Bugün bayramın son günü. Yine vahyin gölgesinde, Allah’ın bizden istediği tebliğ görevini hem kendi nefsime, aile ve akrabalarıma, dostlarıma, hem din kardeşlerime ve hem de tüm akıl sahiplerine bir kez daha hatırlatmak istiyorum. Bunlar genellikle okuyup durduğumuz, ama anlamadığımız ve yerine getirmediğimiz şeyler. Aslolan okumak, anlamak ve gereğini yapmaktır.
Bıkmadan, usanmadan, kınayanların kınamalarına aldırmadan bu görevimizi yapmamız gerek. Kırıcı olmadan, güzel söz ve hikmetle.

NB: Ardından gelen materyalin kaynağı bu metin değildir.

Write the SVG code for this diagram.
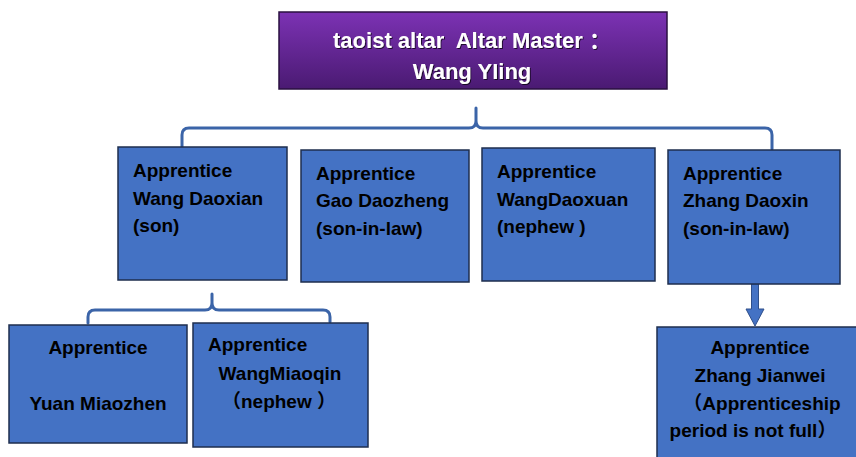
<svg xmlns="http://www.w3.org/2000/svg" width="856" height="457" viewBox="0 0 856 457">
<defs>
<linearGradient id="purple" x1="0" y1="0" x2="0" y2="1">
<stop offset="0" stop-color="#7C32B4"/>
<stop offset="1" stop-color="#4A1A72"/>
</linearGradient>
<filter id="ts" x="-10%" y="-30%" width="120%" height="160%">
<feDropShadow dx="1" dy="1" stdDeviation="0.6" flood-color="#000" flood-opacity="0.7"/>
</filter>
<style>
.box{fill:#4472C4;stroke:#1E2E4E;stroke-width:1.5}
.t{font-family:"Liberation Sans","Noto Sans CJK SC",sans-serif;font-weight:bold;font-size:19px;fill:#000;white-space:pre}
.c{text-anchor:middle}
.top{font-family:"Liberation Sans","Noto Sans CJK SC",sans-serif;font-weight:bold;font-size:22px;fill:#fff;text-anchor:middle;white-space:pre}
.br{fill:none;stroke:#3B64A8;stroke-width:3;stroke-linejoin:round;stroke-linecap:round}
</style>
</defs>
<rect width="856" height="457" fill="#fff"/>
<g id="connectors">
<path class="br" d="M182,151 V135 Q182,128 189,128 H469 Q476,128 476,121 V108 M476,108 V121 Q476,128 483,128 H765 Q772,128 772,135 V149"/>
<path class="br" d="M88,323 V317 Q88,310 95,310 H205 Q212,310 212,303 V294 M212,294 V303 Q212,310 219,310 H323 Q330,310 330,317 V322"/>
<path d="M751.5,284 H758.5 V309 H764 L755,326 L746,309 H751.5 Z" fill="#4472C4" stroke="#2F4F8A" stroke-width="1"/>
</g>
<g id="master">
<rect x="279" y="12" width="388" height="77" fill="url(#purple)" stroke="#2A1040" stroke-width="1.5"/>
<g filter="url(#ts)">
<text class="top" x="472" y="48">taoist altar  Altar Master ：</text>
<text class="top" x="472" y="79">Wang YIing</text>
</g>
</g>
<g id="n1">
<rect class="box" x="118" y="147" width="169" height="133"/>
<text class="t" x="133" y="177">Apprentice</text>
<text class="t" x="133" y="205">Wang Daoxian</text>
<text class="t" x="133" y="232">(son)</text>
</g>
<g id="n2">
<rect class="box" x="301" y="150" width="168" height="132"/>
<text class="t" x="316" y="180">Apprentice</text>
<text class="t" x="316" y="207">Gao Daozheng</text>
<text class="t" x="316" y="235">(son-in-law)</text>
</g>
<g id="n3">
<rect class="box" x="482" y="148" width="173" height="133"/>
<text class="t" x="497" y="178">Apprentice</text>
<text class="t" x="497" y="206">WangDaoxuan</text>
<text class="t" x="497" y="233">(nephew )</text>
</g>
<g id="n4">
<rect class="box" x="668" y="150" width="172" height="134"/>
<text class="t" x="683" y="180">Apprentice</text>
<text class="t" x="683" y="207">Zhang Daoxin</text>
<text class="t" x="683" y="235">(son-in-law)</text>
</g>
<g id="n5">
<rect class="box" x="9" y="325" width="178" height="118"/>
<text class="t c" x="98" y="354">Apprentice</text>
<text class="t c" x="98" y="410">Yuan Miaozhen</text>
</g>
<g id="n6">
<rect class="box" x="193" y="323" width="175" height="124"/>
<text class="t" x="208" y="351">Apprentice</text>
<text class="t c" x="280" y="380">WangMiaoqin</text>
<text class="t c" x="279" y="408">（nephew ）</text>
</g>
<g id="n7">
<rect class="box" x="657" y="327" width="205" height="140"/>
<text class="t c" x="760" y="354">Apprentice</text>
<text class="t c" x="760" y="382">Zhang Jianwei</text>
<text class="t c" x="762" y="410">（Apprenticeship</text>
<text class="t c" x="753" y="437">period is not full）</text>
</g>
</svg>
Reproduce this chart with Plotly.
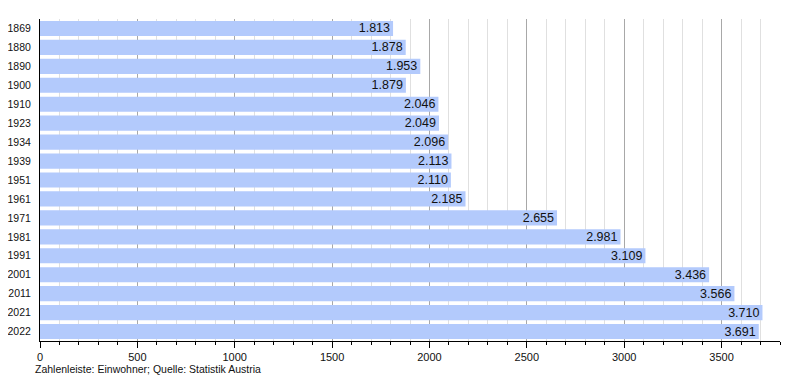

Burada dikkat etmemiz gereken asıl nokta şu: Güzel sözle hakkı tebliğ etmek. Mahkûm etmek, hakaret etmek, tehdit etmek değil, kazanmaya yönelik bir dil kullanmak. Bu noktada ölçü şu: Taife giden Peygamber gibi olmak. “Bizi öldürmeye gelenler bizde dirilsinler” diyebilmek! Asıl büyük “kazanç” bu!
Aslında bunların çoğu bildiğimiz şeyler. Mesela Fatiha’yı günde 40 defa okuyoruz da, sonuç!
Birileri yapıp ettiklerinde, heva ve hevesleri konusunda hem muhayyer olmak istiyor, hem de tevbe etmeden ve hiçbir bedel ödemeden affedilmek ve cennete girmek istiyor.
Zaten bu dünyada da öyle işitiyorlar ve işlerini öyle götürmeye çalışıyorlar. Allah da onlara mühlet veriyor ve “sevgili Şeytanlarının” yalanlarına inanıp nefislerinin gösterdiği yönde yürümeye devam ediyorlar.